Note that I just wrote that “it sounded like quite a spectacle.” That’s because it was easier to hear the audio than to see the video. It turns out that the less-than-high-quality video is another sign of the news desert in central New Jersey. The video production, which used to be in the hands of Princeton Community TV, a nonprofit community access station, is now being handled by the municipal staff. The same is true of meetings of the Princeton Council, which earlier this year announced it would no longer allocate $232,000 of its annual budget to help fund the community station. The two sides are now at an impasse, with no negotiations ongoing.

The TV station’s argument is that funding for community access was originally part of a law enabling towns to be compensated by cable TV providers selling their services to residents. Those fees, in turn, were supposed to be used to support community access television. But in the late 1990s the law was changed to give towns a choice of where it wanted to direct the cable fees. Princeton initially chose to support its nonprofit community television station.

Now the municipality argues, in essence, that since it does not fund other nonprofits, it would be unfair to fund this one. Some officials have also pointed out that the station provides local access to out-of-towners, and that some of the content is self-indulgent subject matter, and of little community interest. Those users should bear a greater share of the operating expenses, town officials say. In addition, the town argues, most of the services provided by community television can be obtained through the Internet, and for much less money.
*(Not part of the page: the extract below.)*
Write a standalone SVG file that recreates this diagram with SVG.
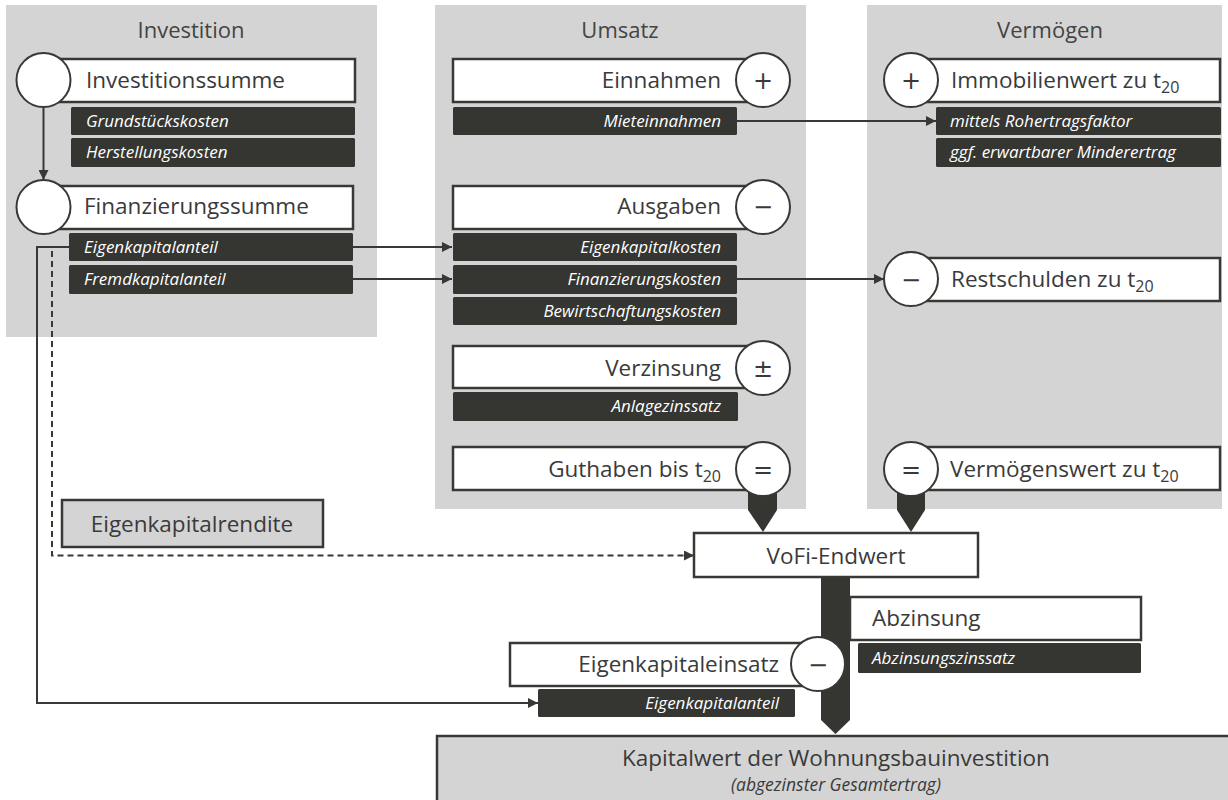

This, of course, has long been the promise of the Internet: that it would open the channels of communication to everyone. But what’s open to everyone easily becomes a free for all. A group of objectors may communicate with each other, but not the entire community, through a Facebook page. A group called Walkable Princeton has a newsworthy website that every so often carries a substantial piece of reporting on some town development – but it’s another point of view that usually fails to reach the entire community. A community activist with the Twitter handle of Central NJ Yimby, “yes in my backyard,” engages in some thoughtful exchanges, but never uses his own name. It’s advocacy, not journalism.
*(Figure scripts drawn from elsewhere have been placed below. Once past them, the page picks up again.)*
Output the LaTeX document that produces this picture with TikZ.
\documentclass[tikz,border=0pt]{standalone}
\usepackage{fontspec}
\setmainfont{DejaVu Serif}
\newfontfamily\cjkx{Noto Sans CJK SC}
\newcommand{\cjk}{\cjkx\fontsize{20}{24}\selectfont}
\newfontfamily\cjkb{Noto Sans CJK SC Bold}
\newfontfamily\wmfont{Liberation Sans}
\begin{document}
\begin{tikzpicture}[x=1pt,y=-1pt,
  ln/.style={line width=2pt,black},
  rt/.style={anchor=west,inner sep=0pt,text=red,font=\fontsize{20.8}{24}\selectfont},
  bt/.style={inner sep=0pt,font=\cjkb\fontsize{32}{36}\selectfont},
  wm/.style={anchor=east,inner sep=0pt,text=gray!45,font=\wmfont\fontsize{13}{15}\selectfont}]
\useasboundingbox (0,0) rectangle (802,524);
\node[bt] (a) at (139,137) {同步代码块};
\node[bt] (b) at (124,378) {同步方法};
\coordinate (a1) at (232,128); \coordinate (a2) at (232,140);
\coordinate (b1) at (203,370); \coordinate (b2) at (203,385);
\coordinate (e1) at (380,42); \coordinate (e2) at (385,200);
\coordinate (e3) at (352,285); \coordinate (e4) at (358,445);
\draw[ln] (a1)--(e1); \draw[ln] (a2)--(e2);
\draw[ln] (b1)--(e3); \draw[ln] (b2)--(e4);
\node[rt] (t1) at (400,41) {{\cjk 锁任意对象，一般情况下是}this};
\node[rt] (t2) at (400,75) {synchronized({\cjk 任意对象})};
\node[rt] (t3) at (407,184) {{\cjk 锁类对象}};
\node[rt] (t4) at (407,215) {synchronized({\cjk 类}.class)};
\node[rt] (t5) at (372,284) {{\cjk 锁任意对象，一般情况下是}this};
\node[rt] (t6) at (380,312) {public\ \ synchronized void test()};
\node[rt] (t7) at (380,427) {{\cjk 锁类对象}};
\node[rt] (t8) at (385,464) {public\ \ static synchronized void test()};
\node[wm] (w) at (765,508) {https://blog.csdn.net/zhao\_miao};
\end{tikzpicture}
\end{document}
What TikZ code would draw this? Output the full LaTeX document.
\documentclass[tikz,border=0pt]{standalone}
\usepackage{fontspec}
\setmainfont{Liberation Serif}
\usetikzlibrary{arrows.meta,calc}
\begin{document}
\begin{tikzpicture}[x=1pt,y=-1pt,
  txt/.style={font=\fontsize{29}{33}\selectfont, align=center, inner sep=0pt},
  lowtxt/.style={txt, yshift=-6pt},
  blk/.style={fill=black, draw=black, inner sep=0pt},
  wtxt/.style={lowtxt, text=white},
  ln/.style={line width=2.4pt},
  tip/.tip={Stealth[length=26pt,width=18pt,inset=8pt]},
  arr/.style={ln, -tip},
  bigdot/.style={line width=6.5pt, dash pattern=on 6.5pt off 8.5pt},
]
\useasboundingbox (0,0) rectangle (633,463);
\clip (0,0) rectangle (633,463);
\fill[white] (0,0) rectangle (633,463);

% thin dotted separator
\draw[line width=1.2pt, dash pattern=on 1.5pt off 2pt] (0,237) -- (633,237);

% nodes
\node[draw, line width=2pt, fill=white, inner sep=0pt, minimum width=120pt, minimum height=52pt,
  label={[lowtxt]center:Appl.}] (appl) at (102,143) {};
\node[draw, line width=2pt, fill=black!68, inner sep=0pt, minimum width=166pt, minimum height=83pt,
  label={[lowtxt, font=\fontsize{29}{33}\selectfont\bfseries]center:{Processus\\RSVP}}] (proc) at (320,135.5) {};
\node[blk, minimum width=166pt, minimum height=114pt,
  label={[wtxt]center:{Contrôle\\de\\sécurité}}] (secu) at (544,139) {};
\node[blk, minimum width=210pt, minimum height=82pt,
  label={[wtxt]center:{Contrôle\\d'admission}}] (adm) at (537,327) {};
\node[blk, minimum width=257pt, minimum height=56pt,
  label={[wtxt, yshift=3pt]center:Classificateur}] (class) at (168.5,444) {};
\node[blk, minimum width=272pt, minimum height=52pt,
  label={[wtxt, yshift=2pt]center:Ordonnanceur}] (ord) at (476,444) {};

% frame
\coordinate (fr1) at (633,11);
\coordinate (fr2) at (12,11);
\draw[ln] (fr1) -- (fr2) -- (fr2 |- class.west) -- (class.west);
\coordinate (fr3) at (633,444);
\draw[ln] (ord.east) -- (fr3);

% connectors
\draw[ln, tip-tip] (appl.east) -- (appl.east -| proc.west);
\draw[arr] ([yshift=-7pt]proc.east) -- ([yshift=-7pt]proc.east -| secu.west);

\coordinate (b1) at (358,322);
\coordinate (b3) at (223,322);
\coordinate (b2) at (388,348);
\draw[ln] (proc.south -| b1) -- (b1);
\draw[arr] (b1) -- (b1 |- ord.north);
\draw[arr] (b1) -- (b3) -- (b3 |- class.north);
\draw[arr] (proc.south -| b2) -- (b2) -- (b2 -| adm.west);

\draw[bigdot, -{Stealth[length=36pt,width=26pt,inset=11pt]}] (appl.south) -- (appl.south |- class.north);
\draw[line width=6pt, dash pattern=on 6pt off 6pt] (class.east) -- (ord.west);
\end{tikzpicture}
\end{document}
In Princeton we are lucky to have one example of enterprising digital journalism, Planet Princeton, run by a former veteran reporter for the Trenton Times, Krystal Knapp. She recently highlighted – and probably hastened – an investigation into shoddy practices at the town’s waste facility. And she should be credited for a long list of editorial coups before that. But she is a one-woman band, apparently supported only by advertising (and no one wants to pay much, if anything, to be on the Internet) and contributions from residents who care about local news coverage (probably not as many as you would think).
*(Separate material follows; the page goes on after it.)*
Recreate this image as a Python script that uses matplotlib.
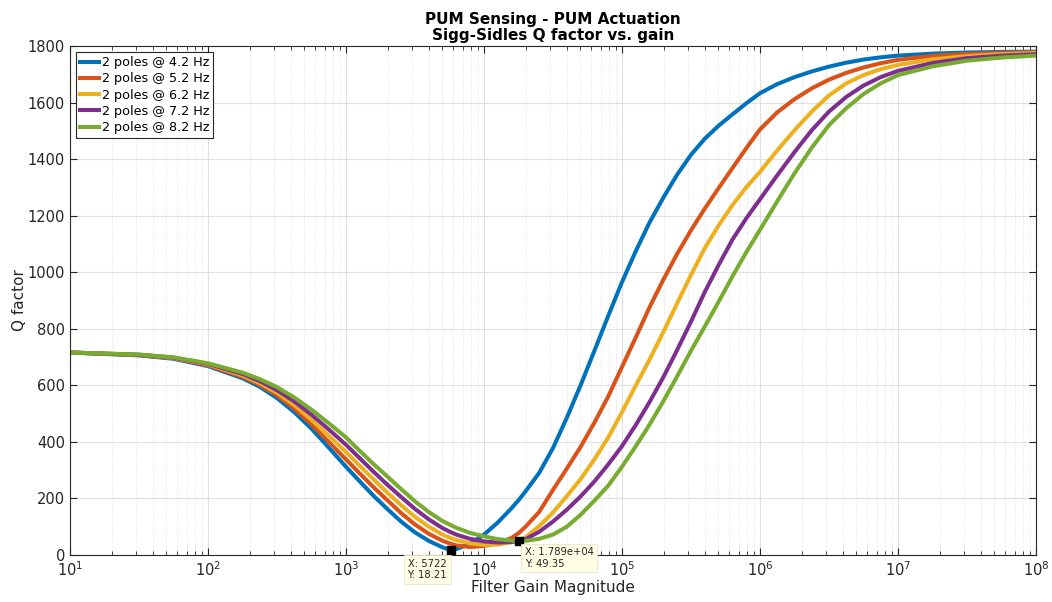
import matplotlib
matplotlib.use("Agg")
import matplotlib.pyplot as plt
from matplotlib.ticker import LogLocator, NullFormatter

# filter gain magnitude (shared x for all curves)
gain = [1.0e1, 3.16e1, 5.62e1, 1.0e2, 1.78e2, 2.37e2, 3.16e2, 4.22e2, 5.62e2, 7.5e2,
        1.0e3, 1.26e3, 1.58e3, 2.0e3, 2.51e3, 3.16e3, 3.98e3, 5.01e3, 5.722e3, 6.31e3,
        7.94e3, 1.0e4, 1.26e4, 1.58e4, 1.789e4, 2.0e4, 2.51e4, 3.16e4, 3.98e4, 5.01e4,
        6.31e4, 7.94e4, 1.0e5, 1.26e5, 1.58e5, 2.0e5, 2.51e5, 3.16e5, 3.98e5, 5.01e5,
        6.31e5, 7.94e5, 1.0e6, 1.33e6, 1.78e6, 2.37e6, 3.16e6, 4.22e6, 5.62e6, 7.5e6,
        1.0e7, 1.78e7, 3.16e7, 5.62e7, 1.0e8]

q_42 = [716, 706, 694, 668, 625, 595, 555, 505, 447, 380,
        312, 260, 210, 162, 118, 80, 50, 27, 18.2, 21,
        40, 72, 115, 165, 195, 225, 290, 378, 485, 600,
        722, 845, 965, 1075, 1175, 1265, 1345, 1415, 1472, 1518,
        1558, 1597, 1633, 1665, 1690, 1710, 1727, 1741, 1752, 1760,
        1766, 1773, 1777, 1779, 1780]
q_52 = [716, 707, 696, 671, 630, 602, 565, 518, 462, 400,
        338, 288, 240, 193, 148, 108, 75, 50, 40, 34,
        28, 32, 42, 60, 78, 100, 152, 230, 305, 382,
        468, 560, 665, 770, 875, 975, 1065, 1148, 1225, 1297,
        1368, 1438, 1505, 1565, 1612, 1650, 1681, 1705, 1724, 1739,
        1751, 1765, 1772, 1776, 1778]
q_62 = [716, 708, 697, 674, 635, 608, 574, 530, 478, 422,
        364, 315, 268, 220, 176, 135, 100, 72, 60, 53,
        41, 36, 37, 45, 52, 62, 102, 150, 208, 268,
        338, 415, 505, 600, 690, 790, 890, 990, 1085, 1165,
        1237, 1300, 1355, 1430, 1502, 1568, 1625, 1668, 1697, 1718,
        1733, 1753, 1764, 1771, 1775]
q_72 = [716, 708, 698, 676, 640, 615, 583, 543, 496, 444,
        390, 342, 295, 248, 205, 163, 126, 95, 81, 72,
        57, 48, 44, 46, 50, 56, 82, 118, 160, 207,
        260, 320, 385, 460, 540, 630, 725, 825, 930, 1025,
        1115, 1190, 1258, 1342, 1425, 1502, 1568, 1620, 1660, 1690,
        1712, 1740, 1757, 1766, 1771]
q_82 = [716, 709, 699, 678, 645, 622, 594, 557, 514, 466,
        416, 368, 322, 277, 233, 190, 152, 120, 106, 96,
        78, 66, 56, 51, 49.35, 50, 57, 72, 100, 142,
        192, 245, 312, 385, 460, 545, 632, 722, 808, 895,
        985, 1070, 1150, 1250, 1350, 1440, 1520, 1580, 1630, 1668,
        1697, 1728, 1748, 1759, 1766]

series = [q_42, q_52, q_62, q_72, q_82]
labels = ['2 poles @ 4.2 Hz', '2 poles @ 5.2 Hz', '2 poles @ 6.2 Hz',
          '2 poles @ 7.2 Hz', '2 poles @ 8.2 Hz']
colors = ['#0072BD', '#D95319', '#EDB120', '#7E2F8E', '#77AC30']

# data tips
tip_x = [5722, 1.789e4]
tip_y = [18.21, 49.35]
tip_text = ['X: 5722\nY: 18.21', 'X: 1.789e+04\nY: 49.35']

plt.rcParams['font.family'] = 'DejaVu Sans'
fig = plt.figure(figsize=(10.52, 6.02), dpi=100)
ax = fig.add_axes([0.0665, 0.0781, 0.9183, 0.8455])

for y, lab, c in zip(series, labels, colors):
    ax.plot(gain, y, color=c, lw=2.9, label=lab, solid_joinstyle='round')

ax.set_xscale('log')
ax.set_xlim(1e1, 1e8)
ax.set_ylim(0, 1800)
ax.set_yticks(range(0, 1801, 200))
ax.xaxis.set_minor_locator(LogLocator(base=10, subs=range(2, 10), numticks=20))
ax.xaxis.set_minor_formatter(NullFormatter())

ax.grid(True, which='major', color='#e0e0e0', lw=0.8)
ax.grid(True, which='minor', axis='x', color='#d8d8d8', lw=0.6, ls=':')
ax.set_axisbelow(True)

ax.tick_params(which='both', direction='in', top=True, right=True,
               colors='#262626', labelsize=10.5)
ax.tick_params(which='major', length=5)
ax.tick_params(which='minor', length=3)
for s in ax.spines.values():
    s.set_color('#262626')
    s.set_linewidth(0.8)

ax.set_xlabel('Filter Gain Magnitude', fontsize=11, color='#262626', labelpad=1)
ax.set_ylabel('Q factor', fontsize=11, color='#262626', labelpad=0.5)
ax.set_title('PUM Sensing - PUM Actuation\nSigg-Sidles Q factor vs. gain',
             fontsize=11, fontweight='bold', linespacing=1.15, pad=4)

leg = ax.legend(loc='upper left', fontsize=9.2, handlelength=1.5, handletextpad=0.2,
                borderpad=0.3, labelspacing=0.25, fancybox=False, framealpha=1,
                borderaxespad=0.5)
leg.get_frame().set_edgecolor('#262626')
leg.get_frame().set_linewidth(0.8)

offsets = [(-43, -9), (6, -6)]
for xv, yv, t, off in zip(tip_x, tip_y, tip_text, offsets):
    ax.plot([xv], [yv], marker='s', color='black', ms=5.5, zorder=5, clip_on=False)
    ax.annotate(t, xy=(xv, yv), xytext=off, textcoords='offset pixels',
                ha='left', va='top', fontsize=7.2, color='#262626',
                annotation_clip=False, zorder=6,
                bbox=dict(boxstyle='square,pad=0.35', fc='#ffffe6', ec='#e6e6c8', lw=0.6))

fig.savefig('out.png', dpi=100, facecolor='white')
For the government to underwrite Planet Princeton or any of the advocacy groups or the remaining print media would raise conflict-of-interest questions. But the town could help Princeton Community TV. Instead of giving it a lump sum to use carte blanche, the town could pay the station to take over, and enhance, the televised coverage of the various boards and the council. Some improvements could be ordered: Coverage that showed the face (and name plate) of the official speaking; an index that told at what point various items on the agenda began; and archiving the videos online in the high-quality Vimeo format would be most helpful to overworked journalists and to anyone unable to stop what they are doing for two (or sometimes three) hours on a weekday evening.

In a polarized political world, sometimes even at the local level, such coverage would be nonpartisan and wholly objective – the unblinking eye of the camera. Call it an oasis in the news desert.